▶ Exercise: Retype all material exactly. Pictures stay out of the copy.
━━━━━━━━━━━━━━━━
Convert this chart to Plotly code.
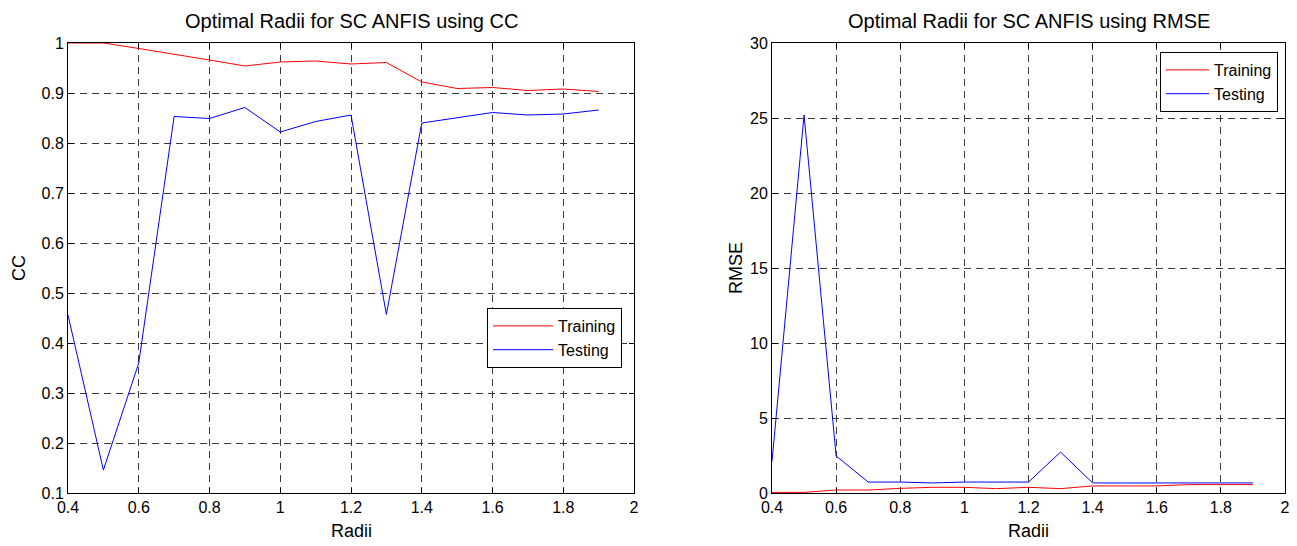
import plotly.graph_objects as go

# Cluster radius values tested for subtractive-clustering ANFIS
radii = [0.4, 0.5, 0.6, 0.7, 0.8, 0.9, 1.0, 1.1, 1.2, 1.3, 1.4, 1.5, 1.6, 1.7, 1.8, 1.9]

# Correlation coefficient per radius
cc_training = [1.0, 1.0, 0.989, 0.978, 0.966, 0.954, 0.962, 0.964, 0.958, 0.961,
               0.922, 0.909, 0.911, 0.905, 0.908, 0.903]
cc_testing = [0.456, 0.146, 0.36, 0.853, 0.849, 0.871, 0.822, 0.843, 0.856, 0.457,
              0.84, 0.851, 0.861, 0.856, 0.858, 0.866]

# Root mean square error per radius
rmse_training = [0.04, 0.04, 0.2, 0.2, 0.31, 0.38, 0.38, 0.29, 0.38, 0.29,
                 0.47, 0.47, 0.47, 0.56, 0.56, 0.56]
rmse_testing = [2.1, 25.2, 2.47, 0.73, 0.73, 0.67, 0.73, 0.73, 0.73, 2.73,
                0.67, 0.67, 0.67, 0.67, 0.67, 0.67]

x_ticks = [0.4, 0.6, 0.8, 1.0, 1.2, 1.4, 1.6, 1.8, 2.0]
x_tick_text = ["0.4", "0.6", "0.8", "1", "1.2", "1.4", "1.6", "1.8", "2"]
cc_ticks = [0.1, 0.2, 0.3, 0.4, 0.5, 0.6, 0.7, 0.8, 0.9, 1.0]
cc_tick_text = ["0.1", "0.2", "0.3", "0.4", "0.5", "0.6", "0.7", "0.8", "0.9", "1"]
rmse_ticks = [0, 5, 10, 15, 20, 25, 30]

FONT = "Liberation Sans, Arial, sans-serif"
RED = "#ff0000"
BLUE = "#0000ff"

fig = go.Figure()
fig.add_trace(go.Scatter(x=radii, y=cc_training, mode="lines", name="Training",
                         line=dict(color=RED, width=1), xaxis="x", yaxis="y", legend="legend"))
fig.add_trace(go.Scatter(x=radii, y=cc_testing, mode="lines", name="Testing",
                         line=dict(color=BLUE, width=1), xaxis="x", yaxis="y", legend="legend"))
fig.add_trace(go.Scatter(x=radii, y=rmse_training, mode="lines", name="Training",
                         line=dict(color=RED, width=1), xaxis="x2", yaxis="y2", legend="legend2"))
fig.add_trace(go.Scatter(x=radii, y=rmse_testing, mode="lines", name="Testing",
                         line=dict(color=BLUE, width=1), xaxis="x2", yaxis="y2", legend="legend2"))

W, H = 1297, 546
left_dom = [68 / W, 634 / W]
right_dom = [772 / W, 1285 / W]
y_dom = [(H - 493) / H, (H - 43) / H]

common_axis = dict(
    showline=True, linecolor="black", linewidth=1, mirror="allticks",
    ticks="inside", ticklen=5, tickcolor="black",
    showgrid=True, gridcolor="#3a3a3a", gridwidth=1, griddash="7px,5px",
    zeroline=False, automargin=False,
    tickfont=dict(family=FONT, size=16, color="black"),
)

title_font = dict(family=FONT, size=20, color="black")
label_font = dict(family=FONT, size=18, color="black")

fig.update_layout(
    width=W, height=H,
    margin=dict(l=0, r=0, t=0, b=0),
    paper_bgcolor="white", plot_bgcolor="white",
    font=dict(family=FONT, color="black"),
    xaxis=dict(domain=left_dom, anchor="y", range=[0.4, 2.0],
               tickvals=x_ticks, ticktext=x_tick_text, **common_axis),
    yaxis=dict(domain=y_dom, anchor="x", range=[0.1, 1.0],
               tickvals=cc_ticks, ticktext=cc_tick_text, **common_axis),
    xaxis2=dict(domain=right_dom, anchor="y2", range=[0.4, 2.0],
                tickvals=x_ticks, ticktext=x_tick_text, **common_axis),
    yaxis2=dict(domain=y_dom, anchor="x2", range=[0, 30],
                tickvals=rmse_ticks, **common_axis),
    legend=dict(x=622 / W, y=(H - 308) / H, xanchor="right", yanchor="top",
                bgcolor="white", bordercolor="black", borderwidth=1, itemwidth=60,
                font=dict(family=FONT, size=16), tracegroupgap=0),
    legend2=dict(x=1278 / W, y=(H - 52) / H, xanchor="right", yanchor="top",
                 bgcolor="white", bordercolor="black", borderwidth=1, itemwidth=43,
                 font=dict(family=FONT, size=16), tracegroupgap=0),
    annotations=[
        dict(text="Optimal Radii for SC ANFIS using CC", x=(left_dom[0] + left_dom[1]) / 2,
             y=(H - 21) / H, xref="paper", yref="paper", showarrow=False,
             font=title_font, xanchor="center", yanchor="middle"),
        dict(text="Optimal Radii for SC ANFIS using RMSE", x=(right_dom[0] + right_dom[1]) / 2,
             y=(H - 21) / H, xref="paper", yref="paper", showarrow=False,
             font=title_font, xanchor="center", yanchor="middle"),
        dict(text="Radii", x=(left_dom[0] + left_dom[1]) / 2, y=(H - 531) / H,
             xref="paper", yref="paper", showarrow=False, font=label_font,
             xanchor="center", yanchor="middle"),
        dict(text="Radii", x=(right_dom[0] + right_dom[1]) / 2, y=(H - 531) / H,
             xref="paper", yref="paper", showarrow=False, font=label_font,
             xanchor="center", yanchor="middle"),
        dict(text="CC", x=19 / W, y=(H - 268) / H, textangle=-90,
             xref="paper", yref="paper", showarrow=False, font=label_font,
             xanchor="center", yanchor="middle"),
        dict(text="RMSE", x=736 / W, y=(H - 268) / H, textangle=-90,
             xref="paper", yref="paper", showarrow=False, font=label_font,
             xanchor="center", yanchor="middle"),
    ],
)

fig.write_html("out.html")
━━━━━━━━━━━━━━━━
▶ Solution:
Convert this chart to Plotly code.
import plotly.graph_objects as go

# Cluster radius values tested for subtractive-clustering ANFIS
radii = [0.4, 0.5, 0.6, 0.7, 0.8, 0.9, 1.0, 1.1, 1.2, 1.3, 1.4, 1.5, 1.6, 1.7, 1.8, 1.9]

# Correlation coefficient per radius
cc_training = [1.0, 1.0, 0.989, 0.978, 0.966, 0.954, 0.962, 0.964, 0.958, 0.961,
               0.922, 0.909, 0.911, 0.905, 0.908, 0.903]
cc_testing = [0.456, 0.146, 0.36, 0.853, 0.849, 0.871, 0.822, 0.843, 0.856, 0.457,
              0.84, 0.851, 0.861, 0.856, 0.858, 0.866]

# Root mean square error per radius
rmse_training = [0.04, 0.04, 0.2, 0.2, 0.31, 0.38, 0.38, 0.29, 0.38, 0.29,
                 0.47, 0.47, 0.47, 0.56, 0.56, 0.56]
rmse_testing = [2.1, 25.2, 2.47, 0.73, 0.73, 0.67, 0.73, 0.73, 0.73, 2.73,
                0.67, 0.67, 0.67, 0.67, 0.67, 0.67]

x_ticks = [0.4, 0.6, 0.8, 1.0, 1.2, 1.4, 1.6, 1.8, 2.0]
x_tick_text = ["0.4", "0.6", "0.8", "1", "1.2", "1.4", "1.6", "1.8", "2"]
cc_ticks = [0.1, 0.2, 0.3, 0.4, 0.5, 0.6, 0.7, 0.8, 0.9, 1.0]
cc_tick_text = ["0.1", "0.2", "0.3", "0.4", "0.5", "0.6", "0.7", "0.8", "0.9", "1"]
rmse_ticks = [0, 5, 10, 15, 20, 25, 30]

FONT = "Liberation Sans, Arial, sans-serif"
RED = "#ff0000"
BLUE = "#0000ff"

fig = go.Figure()
fig.add_trace(go.Scatter(x=radii, y=cc_training, mode="lines", name="Training",
                         line=dict(color=RED, width=1), xaxis="x", yaxis="y", legend="legend"))
fig.add_trace(go.Scatter(x=radii, y=cc_testing, mode="lines", name="Testing",
                         line=dict(color=BLUE, width=1), xaxis="x", yaxis="y", legend="legend"))
fig.add_trace(go.Scatter(x=radii, y=rmse_training, mode="lines", name="Training",
                         line=dict(color=RED, width=1), xaxis="x2", yaxis="y2", legend="legend2"))
fig.add_trace(go.Scatter(x=radii, y=rmse_testing, mode="lines", name="Testing",
                         line=dict(color=BLUE, width=1), xaxis="x2", yaxis="y2", legend="legend2"))

W, H = 1297, 546
left_dom = [68 / W, 634 / W]
right_dom = [772 / W, 1285 / W]
y_dom = [(H - 493) / H, (H - 43) / H]

common_axis = dict(
    showline=True, linecolor="black", linewidth=1, mirror="allticks",
    ticks="inside", ticklen=5, tickcolor="black",
    showgrid=True, gridcolor="#3a3a3a", gridwidth=1, griddash="7px,5px",
    zeroline=False, automargin=False,
    tickfont=dict(family=FONT, size=16, color="black"),
)

title_font = dict(family=FONT, size=20, color="black")
label_font = dict(family=FONT, size=18, color="black")

fig.update_layout(
    width=W, height=H,
    margin=dict(l=0, r=0, t=0, b=0),
    paper_bgcolor="white", plot_bgcolor="white",
    font=dict(family=FONT, color="black"),
    xaxis=dict(domain=left_dom, anchor="y", range=[0.4, 2.0],
               tickvals=x_ticks, ticktext=x_tick_text, **common_axis),
    yaxis=dict(domain=y_dom, anchor="x", range=[0.1, 1.0],
               tickvals=cc_ticks, ticktext=cc_tick_text, **common_axis),
    xaxis2=dict(domain=right_dom, anchor="y2", range=[0.4, 2.0],
                tickvals=x_ticks, ticktext=x_tick_text, **common_axis),
    yaxis2=dict(domain=y_dom, anchor="x2", range=[0, 30],
                tickvals=rmse_ticks, **common_axis),
    legend=dict(x=622 / W, y=(H - 308) / H, xanchor="right", yanchor="top",
                bgcolor="white", bordercolor="black", borderwidth=1, itemwidth=60,
                font=dict(family=FONT, size=16), tracegroupgap=0),
    legend2=dict(x=1278 / W, y=(H - 52) / H, xanchor="right", yanchor="top",
                 bgcolor="white", bordercolor="black", borderwidth=1, itemwidth=43,
                 font=dict(family=FONT, size=16), tracegroupgap=0),
    annotations=[
        dict(text="Optimal Radii for SC ANFIS using CC", x=(left_dom[0] + left_dom[1]) / 2,
             y=(H - 21) / H, xref="paper", yref="paper", showarrow=False,
             font=title_font, xanchor="center", yanchor="middle"),
        dict(text="Optimal Radii for SC ANFIS using RMSE", x=(right_dom[0] + right_dom[1]) / 2,
             y=(H - 21) / H, xref="paper", yref="paper", showarrow=False,
             font=title_font, xanchor="center", yanchor="middle"),
        dict(text="Radii", x=(left_dom[0] + left_dom[1]) / 2, y=(H - 531) / H,
             xref="paper", yref="paper", showarrow=False, font=label_font,
             xanchor="center", yanchor="middle"),
        dict(text="Radii", x=(right_dom[0] + right_dom[1]) / 2, y=(H - 531) / H,
             xref="paper", yref="paper", showarrow=False, font=label_font,
             xanchor="center", yanchor="middle"),
        dict(text="CC", x=19 / W, y=(H - 268) / H, textangle=-90,
             xref="paper", yref="paper", showarrow=False, font=label_font,
             xanchor="center", yanchor="middle"),
        dict(text="RMSE", x=736 / W, y=(H - 268) / H, textangle=-90,
             xref="paper", yref="paper", showarrow=False, font=label_font,
             xanchor="center", yanchor="middle"),
    ],
)

fig.write_html("out.html")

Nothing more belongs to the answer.